• SOURCE EXCERPT:
====================

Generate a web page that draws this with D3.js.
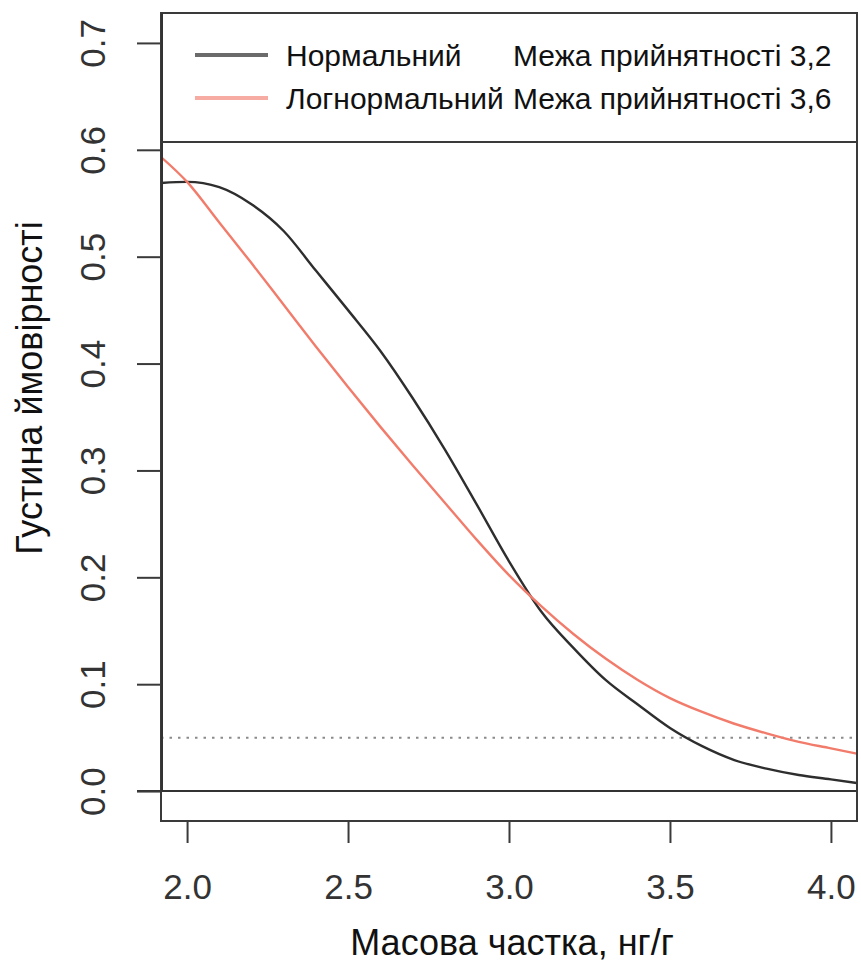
<!DOCTYPE html>
<html>
<head>
<meta charset="utf-8">
<script src="https://cdn.jsdelivr.net/npm/d3@7"></script>
<style>
  body { margin: 0; background: #fff; }
  svg text { font-family: "Liberation Sans", Arial, sans-serif; }
</style>
</head>
<body>
<svg id="chart"></svg>
<script>
// values
var xValues = [1.92, 2.0, 2.1, 2.2, 2.3, 2.4, 2.5, 2.6, 2.7, 2.8, 2.9, 3.0,
               3.1, 3.2, 3.3, 3.4, 3.5, 3.6, 3.7, 3.8, 3.9, 4.0, 4.08];
var normalDensity = [0.569, 0.570, 0.565, 0.549, 0.524, 0.487, 0.450, 0.412, 0.368, 0.320, 0.268, 0.215,
                     0.168, 0.134, 0.104, 0.081, 0.059, 0.042, 0.029, 0.021, 0.015, 0.011, 0.0075];
var lognormalDensity = [0.593, 0.570, 0.532, 0.494, 0.455, 0.416, 0.378, 0.341, 0.305, 0.270, 0.235, 0.202,
                        0.173, 0.147, 0.124, 0.104, 0.087, 0.074, 0.063, 0.054, 0.046, 0.040, 0.035];
var xTicks = [2.0, 2.5, 3.0, 3.5, 4.0];
var yTicks = [0.0, 0.1, 0.2, 0.3, 0.4, 0.5, 0.6, 0.7];
var threshold = 0.05;
var legendNames = ["Нормальний", "Логнормальний"];
var legendLimits = ["Межа прийнятності 3,2", "Межа прийнятності 3,6"];
var xTitle = "Масова частка, нг/г";
var yTitle = "Густина ймовірності";

(function () {
  var width = 861, height = 965;
  var plot = {left: 161, right: 857, top: 13, bottom: 821};
  var lineColor = "#2e2e2e", redColor = "#f27c6b";

  var svg = d3.select("#chart")
      .attr("width", width)
      .attr("height", height);

  var x = d3.scaleLinear().domain([1.919, 4.081]).range([plot.left, plot.right]),
      y = d3.scaleLinear().domain([-0.028, 0.728]).range([plot.bottom, plot.top]);

  svg.append("clipPath").attr("id", "clip")
    .append("rect")
      .attr("x", plot.left).attr("y", plot.top)
      .attr("width", plot.right - plot.left)
      .attr("height", plot.bottom - plot.top);

  // threshold and zero lines
  svg.append("line")
    .attr("x1", plot.left).attr("x2", plot.right)
    .attr("y1", y(threshold)).attr("y2", y(threshold))
    .style("stroke", "#8a8a8a")
    .style("stroke-width", 2)
    .style("stroke-dasharray", "2.5,6");

  svg.append("line")
    .attr("x1", plot.left - 24).attr("x2", plot.right)
    .attr("y1", y(0)).attr("y2", y(0))
    .style("stroke", "#333")
    .style("stroke-width", 2);

  var series = [
    {values: normalDensity, color: lineColor},
    {values: lognormalDensity, color: redColor}
  ];

  var line = d3.line()
      .curve(d3.curveMonotoneX)
      .x(function(d) { return x(d[0]); })
      .y(function(d) { return y(d[1]); });

  svg.append("g").attr("clip-path", "url(#clip)")
    .selectAll("path")
    .data(series)
    .enter().append("path")
      .attr("d", function(s) { return line(xValues.map(function(v, i) { return [v, s.values[i]]; })); })
      .style("fill", "none")
      .style("stroke", function(s) { return s.color; })
      .style("stroke-width", 2.4);

  // axes
  var yAxis = svg.append("g")
      .attr("transform", "translate(" + plot.left + ",0)")
      .call(d3.axisLeft(y).tickValues(yTicks).tickSize(24).tickSizeOuter(0).tickFormat(d3.format(".1f")));
  yAxis.select(".domain").remove();
  yAxis.selectAll(".tick line").style("stroke", "#3a3a3a").style("stroke-width", 2);
  yAxis.selectAll(".tick text")
    .attr("transform", "rotate(-90)")
    .attr("x", 0).attr("y", -56).attr("dy", 0)
    .style("text-anchor", "middle")
    .style("font-size", "35px")
    .style("fill", "#333");

  var xAxis = svg.append("g")
      .attr("transform", "translate(0," + plot.bottom + ")")
      .call(d3.axisBottom(x).tickValues(xTicks).tickSize(22).tickSizeOuter(0).tickFormat(d3.format(".1f")));
  xAxis.select(".domain").remove();
  xAxis.selectAll(".tick line").style("stroke", "#3a3a3a").style("stroke-width", 2);
  xAxis.selectAll(".tick text")
    .attr("y", 78).attr("dy", 0)
    .style("font-size", "35px")
    .style("fill", "#333");

  // plot box, legend box bottom
  svg.append("rect")
    .attr("x", plot.left).attr("y", plot.top)
    .attr("width", plot.right - plot.left)
    .attr("height", plot.bottom - plot.top)
    .style("fill", "none")
    .style("stroke", "#3a3a3a")
    .style("stroke-width", 2);
  svg.append("line")
    .attr("x1", plot.left + 1).attr("x2", plot.left + 1)
    .attr("y1", plot.top).attr("y2", y(0))
    .style("stroke", "#333").style("stroke-width", 2);
  svg.append("line")
    .attr("x1", plot.left).attr("x2", plot.right)
    .attr("y1", 142).attr("y2", 142)
    .style("stroke", "#3a3a3a")
    .style("stroke-width", 2);

  // legend
  var legendColors = ["#6b6b6b", "#f6aca3"];
  var rows = svg.append("g").selectAll("g")
      .data(legendNames)
      .enter().append("g")
      .attr("transform", function(d, i) { return "translate(0," + (55 + i * 43) + ")"; });
  rows.append("line")
    .attr("x1", 195).attr("x2", 268)
    .style("stroke", function(d, i) { return legendColors[i]; })
    .style("stroke-width", 4);
  rows.append("text")
    .attr("x", 286).attr("y", 10.5)
    .style("font-size", "30px")
    .style("fill", "#111")
    .text(function(d) { return d; });
  rows.append("text")
    .attr("x", 513).attr("y", 10.5)
    .style("font-size", "30px")
    .style("fill", "#111")
    .text(function(d, i) { return legendLimits[i]; });

  // titles
  svg.append("text")
    .attr("x", (plot.left + plot.right) / 2 + 3)
    .attr("y", 955)
    .style("text-anchor", "middle")
    .style("font-size", "36px")
    .style("fill", "#111")
    .text(xTitle);

  svg.append("text")
    .attr("transform", "translate(42,388) rotate(-90)")
    .style("text-anchor", "middle")
    .style("font-size", "36px")
    .style("fill", "#111")
    .text(yTitle);
})();
</script>
</body>
</html>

====================

• WHAT YOU SHOULD DO:
Transcribe each line above verbatim, with the pictures left out.

• SOLUTION FOR THIS PROBLEM:
Generate a web page that draws this with D3.js.
<!DOCTYPE html>
<html>
<head>
<meta charset="utf-8">
<script src="https://cdn.jsdelivr.net/npm/d3@7"></script>
<style>
  body { margin: 0; background: #fff; }
  svg text { font-family: "Liberation Sans", Arial, sans-serif; }
</style>
</head>
<body>
<svg id="chart"></svg>
<script>
// values
var xValues = [1.92, 2.0, 2.1, 2.2, 2.3, 2.4, 2.5, 2.6, 2.7, 2.8, 2.9, 3.0,
               3.1, 3.2, 3.3, 3.4, 3.5, 3.6, 3.7, 3.8, 3.9, 4.0, 4.08];
var normalDensity = [0.569, 0.570, 0.565, 0.549, 0.524, 0.487, 0.450, 0.412, 0.368, 0.320, 0.268, 0.215,
                     0.168, 0.134, 0.104, 0.081, 0.059, 0.042, 0.029, 0.021, 0.015, 0.011, 0.0075];
var lognormalDensity = [0.593, 0.570, 0.532, 0.494, 0.455, 0.416, 0.378, 0.341, 0.305, 0.270, 0.235, 0.202,
                        0.173, 0.147, 0.124, 0.104, 0.087, 0.074, 0.063, 0.054, 0.046, 0.040, 0.035];
var xTicks = [2.0, 2.5, 3.0, 3.5, 4.0];
var yTicks = [0.0, 0.1, 0.2, 0.3, 0.4, 0.5, 0.6, 0.7];
var threshold = 0.05;
var legendNames = ["Нормальний", "Логнормальний"];
var legendLimits = ["Межа прийнятності 3,2", "Межа прийнятності 3,6"];
var xTitle = "Масова частка, нг/г";
var yTitle = "Густина ймовірності";

(function () {
  var width = 861, height = 965;
  var plot = {left: 161, right: 857, top: 13, bottom: 821};
  var lineColor = "#2e2e2e", redColor = "#f27c6b";

  var svg = d3.select("#chart")
      .attr("width", width)
      .attr("height", height);

  var x = d3.scaleLinear().domain([1.919, 4.081]).range([plot.left, plot.right]),
      y = d3.scaleLinear().domain([-0.028, 0.728]).range([plot.bottom, plot.top]);

  svg.append("clipPath").attr("id", "clip")
    .append("rect")
      .attr("x", plot.left).attr("y", plot.top)
      .attr("width", plot.right - plot.left)
      .attr("height", plot.bottom - plot.top);

  // threshold and zero lines
  svg.append("line")
    .attr("x1", plot.left).attr("x2", plot.right)
    .attr("y1", y(threshold)).attr("y2", y(threshold))
    .style("stroke", "#8a8a8a")
    .style("stroke-width", 2)
    .style("stroke-dasharray", "2.5,6");

  svg.append("line")
    .attr("x1", plot.left - 24).attr("x2", plot.right)
    .attr("y1", y(0)).attr("y2", y(0))
    .style("stroke", "#333")
    .style("stroke-width", 2);

  var series = [
    {values: normalDensity, color: lineColor},
    {values: lognormalDensity, color: redColor}
  ];

  var line = d3.line()
      .curve(d3.curveMonotoneX)
      .x(function(d) { return x(d[0]); })
      .y(function(d) { return y(d[1]); });

  svg.append("g").attr("clip-path", "url(#clip)")
    .selectAll("path")
    .data(series)
    .enter().append("path")
      .attr("d", function(s) { return line(xValues.map(function(v, i) { return [v, s.values[i]]; })); })
      .style("fill", "none")
      .style("stroke", function(s) { return s.color; })
      .style("stroke-width", 2.4);

  // axes
  var yAxis = svg.append("g")
      .attr("transform", "translate(" + plot.left + ",0)")
      .call(d3.axisLeft(y).tickValues(yTicks).tickSize(24).tickSizeOuter(0).tickFormat(d3.format(".1f")));
  yAxis.select(".domain").remove();
  yAxis.selectAll(".tick line").style("stroke", "#3a3a3a").style("stroke-width", 2);
  yAxis.selectAll(".tick text")
    .attr("transform", "rotate(-90)")
    .attr("x", 0).attr("y", -56).attr("dy", 0)
    .style("text-anchor", "middle")
    .style("font-size", "35px")
    .style("fill", "#333");

  var xAxis = svg.append("g")
      .attr("transform", "translate(0," + plot.bottom + ")")
      .call(d3.axisBottom(x).tickValues(xTicks).tickSize(22).tickSizeOuter(0).tickFormat(d3.format(".1f")));
  xAxis.select(".domain").remove();
  xAxis.selectAll(".tick line").style("stroke", "#3a3a3a").style("stroke-width", 2);
  xAxis.selectAll(".tick text")
    .attr("y", 78).attr("dy", 0)
    .style("font-size", "35px")
    .style("fill", "#333");

  // plot box, legend box bottom
  svg.append("rect")
    .attr("x", plot.left).attr("y", plot.top)
    .attr("width", plot.right - plot.left)
    .attr("height", plot.bottom - plot.top)
    .style("fill", "none")
    .style("stroke", "#3a3a3a")
    .style("stroke-width", 2);
  svg.append("line")
    .attr("x1", plot.left + 1).attr("x2", plot.left + 1)
    .attr("y1", plot.top).attr("y2", y(0))
    .style("stroke", "#333").style("stroke-width", 2);
  svg.append("line")
    .attr("x1", plot.left).attr("x2", plot.right)
    .attr("y1", 142).attr("y2", 142)
    .style("stroke", "#3a3a3a")
    .style("stroke-width", 2);

  // legend
  var legendColors = ["#6b6b6b", "#f6aca3"];
  var rows = svg.append("g").selectAll("g")
      .data(legendNames)
      .enter().append("g")
      .attr("transform", function(d, i) { return "translate(0," + (55 + i * 43) + ")"; });
  rows.append("line")
    .attr("x1", 195).attr("x2", 268)
    .style("stroke", function(d, i) { return legendColors[i]; })
    .style("stroke-width", 4);
  rows.append("text")
    .attr("x", 286).attr("y", 10.5)
    .style("font-size", "30px")
    .style("fill", "#111")
    .text(function(d) { return d; });
  rows.append("text")
    .attr("x", 513).attr("y", 10.5)
    .style("font-size", "30px")
    .style("fill", "#111")
    .text(function(d, i) { return legendLimits[i]; });

  // titles
  svg.append("text")
    .attr("x", (plot.left + plot.right) / 2 + 3)
    .attr("y", 955)
    .style("text-anchor", "middle")
    .style("font-size", "36px")
    .style("fill", "#111")
    .text(xTitle);

  svg.append("text")
    .attr("transform", "translate(42,388) rotate(-90)")
    .style("text-anchor", "middle")
    .style("font-size", "36px")
    .style("fill", "#111")
    .text(yTitle);
})();
</script>
</body>
</html>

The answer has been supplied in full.